A prior article reviewed a decision of the Wisconsin Supreme Court which dealt with the relationship between the workplace and an applicant’s prior domestic violence convictions (Cree, Inc., v. LIRC). This article will discuss a case which followed later in 2022, a decision of the Wisconsin Court of Appeals in Vega v. LIRC, et al., 2021 AP 24, Petition for Review Denied, which dealt with whether an employee’s admission to his employer of the facts underlying two felony deferred prosecution agreements for sexual assault could serve as an independent basis to terminate the employment of the employee.
This issue experienced a seesaw of conflicting results at the various administrative and lower court levels, again revealing the difficulty agencies and courts have in striking the appropriate balance between the law’s public policy goal of offering opportunities to individuals with criminal backgrounds while protecting employers, their workers and customers from potentially harmful individuals.
In Vega, the Court of Appeals first needed to determine whether deferred prosecution agreements are part of a person’s “arrest record” or “conviction record.” The significance of that determination is the ability to squarely apply the decades-old holding of a Court of Appeals decision, City of Onalaska v.

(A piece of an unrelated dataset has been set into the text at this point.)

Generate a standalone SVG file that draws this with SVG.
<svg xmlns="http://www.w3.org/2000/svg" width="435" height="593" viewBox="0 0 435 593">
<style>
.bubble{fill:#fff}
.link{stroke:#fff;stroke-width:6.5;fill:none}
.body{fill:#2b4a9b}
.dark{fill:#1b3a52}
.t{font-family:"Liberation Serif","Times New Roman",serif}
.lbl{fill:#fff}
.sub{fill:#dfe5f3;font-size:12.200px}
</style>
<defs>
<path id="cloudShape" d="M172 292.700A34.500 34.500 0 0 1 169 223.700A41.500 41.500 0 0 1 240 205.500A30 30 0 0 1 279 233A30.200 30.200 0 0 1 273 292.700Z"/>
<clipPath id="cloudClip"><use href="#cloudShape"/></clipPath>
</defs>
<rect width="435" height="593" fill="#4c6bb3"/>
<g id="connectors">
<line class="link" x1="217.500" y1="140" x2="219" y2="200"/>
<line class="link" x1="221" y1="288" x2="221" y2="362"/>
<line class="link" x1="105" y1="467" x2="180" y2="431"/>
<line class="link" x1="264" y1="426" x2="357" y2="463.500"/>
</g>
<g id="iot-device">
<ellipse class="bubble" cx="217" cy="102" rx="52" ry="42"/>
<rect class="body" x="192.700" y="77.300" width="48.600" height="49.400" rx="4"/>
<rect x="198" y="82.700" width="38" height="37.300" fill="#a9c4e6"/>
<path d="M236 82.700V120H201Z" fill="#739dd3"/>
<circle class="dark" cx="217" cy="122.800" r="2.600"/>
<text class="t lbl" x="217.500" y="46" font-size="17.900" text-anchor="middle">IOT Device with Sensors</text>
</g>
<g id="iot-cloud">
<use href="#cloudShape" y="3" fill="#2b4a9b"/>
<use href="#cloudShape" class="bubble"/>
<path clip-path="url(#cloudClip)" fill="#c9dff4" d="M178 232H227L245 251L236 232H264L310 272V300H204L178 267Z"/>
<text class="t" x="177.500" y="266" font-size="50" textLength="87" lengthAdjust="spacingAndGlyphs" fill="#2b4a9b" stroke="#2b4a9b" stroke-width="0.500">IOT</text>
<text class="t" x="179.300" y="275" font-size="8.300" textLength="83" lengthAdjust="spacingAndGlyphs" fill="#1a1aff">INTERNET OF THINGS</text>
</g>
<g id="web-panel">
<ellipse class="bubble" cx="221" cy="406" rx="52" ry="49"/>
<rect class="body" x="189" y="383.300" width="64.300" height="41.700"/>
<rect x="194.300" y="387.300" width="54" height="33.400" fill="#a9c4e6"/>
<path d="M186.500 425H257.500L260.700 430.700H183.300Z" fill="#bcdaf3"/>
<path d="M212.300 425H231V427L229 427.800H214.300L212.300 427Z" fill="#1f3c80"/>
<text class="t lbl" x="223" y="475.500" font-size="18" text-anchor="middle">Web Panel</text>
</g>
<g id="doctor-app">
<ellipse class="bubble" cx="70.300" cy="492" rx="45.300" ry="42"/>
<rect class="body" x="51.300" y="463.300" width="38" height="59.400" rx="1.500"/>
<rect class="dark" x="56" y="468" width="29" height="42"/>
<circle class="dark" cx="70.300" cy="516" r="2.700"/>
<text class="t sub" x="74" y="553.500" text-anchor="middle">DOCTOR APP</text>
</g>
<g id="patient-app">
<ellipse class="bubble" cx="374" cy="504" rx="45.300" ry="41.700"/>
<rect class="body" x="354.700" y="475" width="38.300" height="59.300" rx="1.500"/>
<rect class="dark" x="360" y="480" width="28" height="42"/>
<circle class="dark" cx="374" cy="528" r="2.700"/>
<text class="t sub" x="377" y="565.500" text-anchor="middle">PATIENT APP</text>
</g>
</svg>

LIRC, 120 Wis. 2d 363 (Ct. App. 1984) which held an employer does not unlawfully discharge based on an arrest record if it concludes from its own investigation that the employee had, in fact, committed an offense.
After a detailed analysis, the court ultimately concluded that a deferred prosecution agreement constituted an arrest record, not a conviction record, and thus applied the Onalaska exception to conclude Vega’s employer was allowed to rely on the information derived from its own questioning of Vega which included his admissions to the sexual assault.
The Court of Appeals declined the opportunity to clarify whether the longstanding Onalaska rationale applied to discrimination claims based on a conviction record, but noted that the Labor and Industry Review Commission (LIRC) “has now expressly refused to make that extension” despite prior LIRC decisions that cited Onalaska as being applicable to conviction cases. As a result, employers will need to await a future appellate decision to determine that issue. As to arrest records, Vega’s petition to the Wisconsin Supreme Court to review this decision was denied in October, 2022, leaving settled the issue of Onalaska’s application to deferred prosecution agreements.